Chan and Zuckerberg spoke at an afternoon symposium in Harvard’s SEC building, as did Harvard President Lawrence Bacow, Kempner Institute co-directors Bernardo Sabatini and Sham Kakade, and several other major figures in technology and artificial intelligence.
The event began with a performance in which two people danced with robots to “AI-enhanced” music that was composed in real-time based on their movements. Several Harvard faculty members participated in panel discussions, and tech moguls like Microsoft cofounder Bill Gates pre-recorded remarks about the institute. After the event, guests enjoyed a wall of donuts and sparkling wine in champagne flutes.
Zuckerberg told the Globe that research coming out of the Kempner Institute should help researchers build better AI systems.
“Once you understand how something is supposed to work, then when it’s not working the way it’s supposed to, you can fix it a little more easily,” he said.
Sabatini, one of the institute’s codirectors, said developing new mathematical theories that explain how the brain works could help researchers understand conditions like schizophrenia and autism. He also said he hopes machines can one day interface directly with the human brain, acting like a sort of prosthetic for the mind.
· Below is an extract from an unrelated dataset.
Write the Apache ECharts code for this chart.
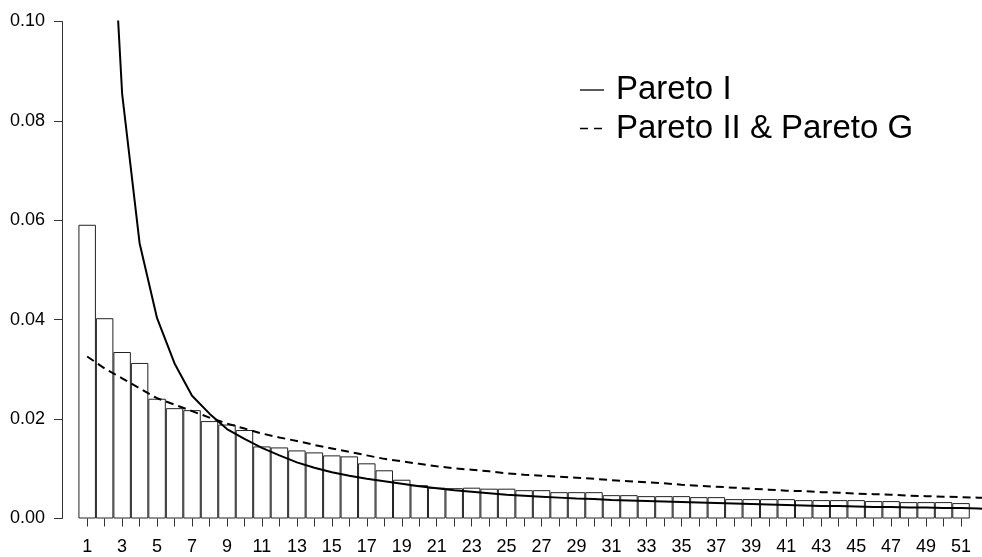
<!DOCTYPE html>
<html>
<head>
<meta charset="utf-8">
<script src="https://cdn.jsdelivr.net/npm/echarts@6/dist/echarts.min.js"></script>
<style>
  html, body { margin: 0; padding: 0; background: #fff; }
  #chart { width: 982px; height: 557px; }
</style>
</head>
<body>
<div id="chart"></div>
<script>
// Rank positions of the observed frequencies
const ranks = [1,2,3,4,5,6,7,8,9,10,11,12,13,14,15,16,17,18,19,20,21,22,23,24,25,26,
  27,28,29,30,31,32,33,34,35,36,37,38,39,40,41,42,43,44,45,46,47,48,49,50,51];

// Observed relative frequency per rank
const observed = [0.0591,0.0403,0.0335,0.0313,0.0241,0.0222,0.0218,0.0196,0.0189,0.0178,
  0.0145,0.0143,0.0137,0.0133,0.0127,0.0125,0.0111,0.0097,0.0078,0.0067,
  0.0062,0.0061,0.0062,0.0060,0.0060,0.0057,0.0057,0.0053,0.0053,0.0053,
  0.0047,0.0047,0.0045,0.0045,0.0045,0.0043,0.0043,0.0039,0.0039,0.0039,
  0.0039,0.0037,0.0037,0.0037,0.0037,0.0035,0.0035,0.0033,0.0033,0.0033,0.0031];

// Ranks at which the fitted curves are evaluated
const curveRanks = [1,2,3,4,5,6,7,8,9,10,11,12,13,14,15,16,17,18,19,20,21,22,23,24,25,26,
  27,28,29,30,31,32,33,34,35,36,37,38,39,40,41,42,43,44,45,46,47,48,49,50,51,52,53];

// Fitted Pareto I probabilities (rank 1 lies far above the plotted range)
const paretoI = [null,0.150,0.0855,0.0554,0.0403,0.0312,0.0247,0.0211,0.0180,0.0160,
  0.0142,0.0127,0.0113,0.0102,0.0093,0.0086,0.0080,0.0075,0.0070,0.0065,
  0.0061,0.0057,0.0054,0.0051,0.0048,0.0046,0.0044,0.0042,0.0040,0.0039,
  0.0037,0.0036,0.0035,0.0034,0.0033,0.0032,0.0031,0.0030,0.0029,0.0028,
  0.0027,0.0026,0.0025,0.0025,0.0024,0.0023,0.0023,0.0022,0.0022,0.0021,
  0.0021,0.0020,0.0019];

// Fitted Pareto II / Pareto G probabilities
const paretoII = [0.0326,0.0302,0.0282,0.0262,0.0242,0.0229,0.0216,0.0203,0.0191,0.0181,
  0.0171,0.0163,0.0156,0.0148,0.0141,0.0134,0.0127,0.0120,0.0115,0.0110,
  0.0105,0.0101,0.0098,0.0095,0.0091,0.0088,0.0086,0.0084,0.0082,0.0080,
  0.0077,0.0075,0.0073,0.0071,0.0068,0.0066,0.0064,0.0062,0.0060,0.0058,
  0.0056,0.0055,0.0053,0.0052,0.0050,0.0049,0.0048,0.0046,0.0045,0.0044,
  0.0043,0.0042,0.0041];

// Labelled ranks on the horizontal axis
const rankLabels = ranks.filter(k => k % 2 === 1);

const legendItems = [
  { name: 'Pareto I', dash: null },
  { name: 'Pareto II & Pareto G', dash: [8, 6] }
];

const chart = echarts.init(document.getElementById('chart'), null, { renderer: 'canvas' });

const textFont = '"Liberation Sans", Arial, Helvetica, sans-serif';

const legendGraphics = [];
legendItems.forEach((item, i) => {
  const cy = 90 + i * 38.5;
  legendGraphics.push({
    type: 'line',
    shape: { x1: 580, y1: cy, x2: 604, y2: cy },
    style: { stroke: '#000', lineWidth: 1.3, lineDash: item.dash }
  });
  legendGraphics.push({
    type: 'text',
    x: 616, y: cy,
    style: {
      text: item.name,
      font: '33px ' + textFont,
      fill: '#000',
      textVerticalAlign: 'middle',
      textAlign: 'left'
    }
  });
});

chart.setOption({
  animation: false,
  backgroundColor: '#fff',
  grid: {
    left: 62, right: 0, top: 21.5, bottom: 38.5,
    containLabel: false,
    outerBoundsMode: 'none'
  },
  xAxis: {
    type: 'value',
    min: -0.44,
    max: 52.2,
    splitLine: { show: false },
    axisLine: { show: false, onZero: false },
    axisTick: {
      show: true,
      customValues: ranks,
      length: 8,
      lineStyle: { color: '#333', width: 1 }
    },
    axisLabel: {
      customValues: rankLabels,
      color: '#000',
      fontSize: 18,
      fontFamily: textFont,
      margin: 20
    }
  },
  yAxis: {
    type: 'value',
    min: 0,
    max: 0.1,
    interval: 0.02,
    splitLine: { show: false },
    axisLine: { show: true, onZero: false, lineStyle: { color: '#333', width: 1 } },
    axisTick: { show: true, length: 8, lineStyle: { color: '#333', width: 1 } },
    axisLabel: {
      color: '#000',
      fontSize: 18,
      fontFamily: textFont,
      margin: 17,
      formatter: v => v.toFixed(2)
    }
  },
  series: [
    {
      name: 'Observed',
      type: 'bar',
      data: ranks.map((k, i) => [k, observed[i]]),
      barWidth: 17.48,
      itemStyle: { color: '#fff', borderColor: '#222', borderWidth: 1 },
      z: 1
    },
    {
      name: 'Pareto I',
      type: 'line',
      data: curveRanks.map((k, i) => [k, paretoI[i]]),
      showSymbol: false,
      symbol: 'none',
      clip: true,
      lineStyle: { color: '#000', width: 2 },
      z: 3
    },
    {
      name: 'Pareto II & Pareto G',
      type: 'line',
      data: curveRanks.map((k, i) => [k, paretoII[i]]),
      showSymbol: false,
      symbol: 'none',
      clip: true,
      lineStyle: { color: '#000', width: 2, type: [8, 5] },
      z: 3
    }
  ],
  graphic: legendGraphics
});
</script>
</body>
</html>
“Of course, this kind of technology has the potential for abuse,” he said, adding that the institute will host debates and invite outsiders to weigh in on ethics.
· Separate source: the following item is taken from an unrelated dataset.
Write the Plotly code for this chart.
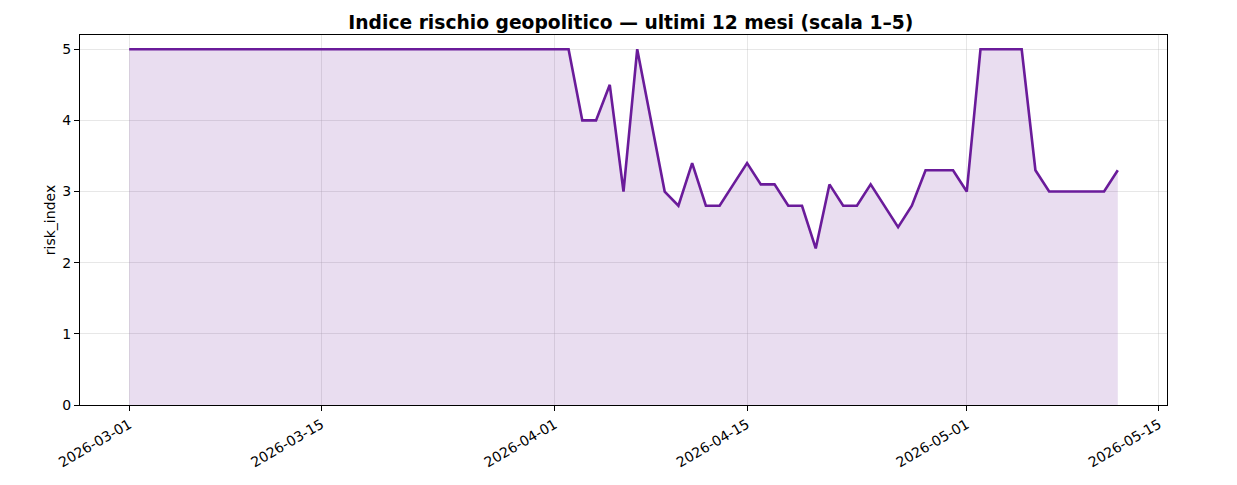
import plotly.graph_objects as go

dates = [
    "2026-03-01", "2026-04-02", "2026-04-03", "2026-04-04", "2026-04-05", "2026-04-06",
    "2026-04-07", "2026-04-08", "2026-04-09", "2026-04-10", "2026-04-11", "2026-04-12",
    "2026-04-13", "2026-04-14", "2026-04-15", "2026-04-16", "2026-04-17", "2026-04-18",
    "2026-04-19", "2026-04-20", "2026-04-21", "2026-04-22", "2026-04-23", "2026-04-24",
    "2026-04-25", "2026-04-26", "2026-04-27", "2026-04-28", "2026-04-29", "2026-04-30",
    "2026-05-01", "2026-05-02", "2026-05-03", "2026-05-04", "2026-05-05", "2026-05-06",
    "2026-05-07", "2026-05-08", "2026-05-09", "2026-05-10", "2026-05-11", "2026-05-12",
]
risk_index = [
    5.0, 5.0, 4.0, 4.0, 4.5, 3.0,
    5.0, 4.0, 3.0, 2.8, 3.4, 2.8,
    2.8, 3.1, 3.4, 3.1, 3.1, 2.8,
    2.8, 2.2, 3.1, 2.8, 2.8, 3.1,
    2.8, 2.5, 2.8, 3.3, 3.3, 3.3,
    3.0, 5.0, 5.0, 5.0, 5.0, 3.3,
    3.0, 3.0, 3.0, 3.0, 3.0, 3.3,
]

x_ticks = ["2026-03-01", "2026-03-15", "2026-04-01", "2026-04-15", "2026-05-01", "2026-05-15"]
y_ticks = [0, 1, 2, 3, 4, 5]

purple = "#6a1b9a"
font = "DejaVu Sans"

fig = go.Figure()
fig.add_trace(go.Scatter(
    x=dates, y=risk_index, mode="lines",
    line=dict(color=purple, width=2.6),
    fill="tozeroy", fillcolor="rgba(106,27,154,0.15)",
    showlegend=False,
))

axis_common = dict(
    showline=True, linecolor="black", linewidth=1.2, mirror=True,
    ticks="outside", ticklen=5, tickcolor="black", tickwidth=1,
    showgrid=True, gridcolor="rgba(176,176,176,0.3)", gridwidth=1,
    zeroline=False,
    tickfont=dict(family=font, size=14, color="black"),
)

# the page body adds 8px around the figure, so margins are shifted by that amount
fig.update_layout(
    width=1237, height=485,
    margin=dict(l=72, r=78, t=27, b=88),
    paper_bgcolor="white", plot_bgcolor="white",
    title=dict(
        text="<b>Indice rischio geopolitico — ultimi 12 mesi (scala 1–5)</b>",
        x=0.5035, xanchor="center", y=0.971, yanchor="middle",
        font=dict(family=font, size=18.7, color="black"),
    ),
    xaxis=dict(
        axis_common,
        type="date",
        range=["2026-02-25 10:00", "2026-05-15 14:00"],
        tickvals=x_ticks, ticktext=x_ticks,
        tickangle=-30,
    ),
    yaxis=dict(
        axis_common,
        range=[0, 5.2],
        tickvals=y_ticks,
        title=dict(text="risk_index", font=dict(family=font, size=14, color="black"), standoff=3),
    ),
)

fig.write_html("out.html")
It is likely that the research center’s findings will be relevant to Big Tech in the future, though Chan and Zuckerberg said there is not a focus on spinning out companies or commercializing research at the Kempner.
“The way that the field works is that the applications are so broad that anything that gets discovered will find its way into a wide variety of commercial applications,” Zuckerberg said.
Chan and Zuckerberg’s $500 million gift to Harvard will support the new institute for the next 15 years, allowing it to hire 10 new faculty members and purchase computing equipment, among other things. The center was first announced in December, as part of a newly defined vision for the Chan Zuckerberg Initiative, which in 2016 laid out a goal to cure, prevent, or manage all diseases by the end of the century.
“We hope that by funding a lot of interesting research, and building some tools over the long term, that we can empower scientists to make that progress,” Zuckerberg said Thursday.
Based on what CZI learned in its first five years, Chan and Zuckerberg announced last December a more precise goal: to better measure human biology over the next decade. That vision spans several efforts, such as building new software tools and launching research centers like the Kempner Institute.
“When Mark and Priscilla started their science philanthropy, they started a bunch of separate experiments,” said Stephen Quake, the head of science at CZI, in an interview. “They’ve been very happy with the results of all the experiments and sort of doubled down.”
Chan said the Kempner Institute will also focus on diversity, a major issue in the field of AI, by investing in “diverse datasets, diverse viewpoints, and diverse talent.” It’s important to her that all students and faculty members are able to access the institute’s resources, from undergrads to post-docs, she said.
Chan teared up during her speech while talking about her family’s connection to Harvard.
“My family was always in Harvard’s backyard, but I knew that most students didn’t look like us,” she said. Her parents came to the US as refugees from Vietnam and worked 18-hour days at the family restaurant, she said.
“That’s the only part that will make me cry,” she said.
“Talking about machine learning doesn’t make you cry?” Zuckerberg joked.
During the interview with the Globe, Zuckerberg and Chan said they come back to the area every 12 to 18 months and take note of how much the area has changed since their college days.
“We’re like, ‘where did the CVS go? Poke... in Boston?” Chan said, laughing. “We basically just go through disbelief and feel older and older every time we come back.”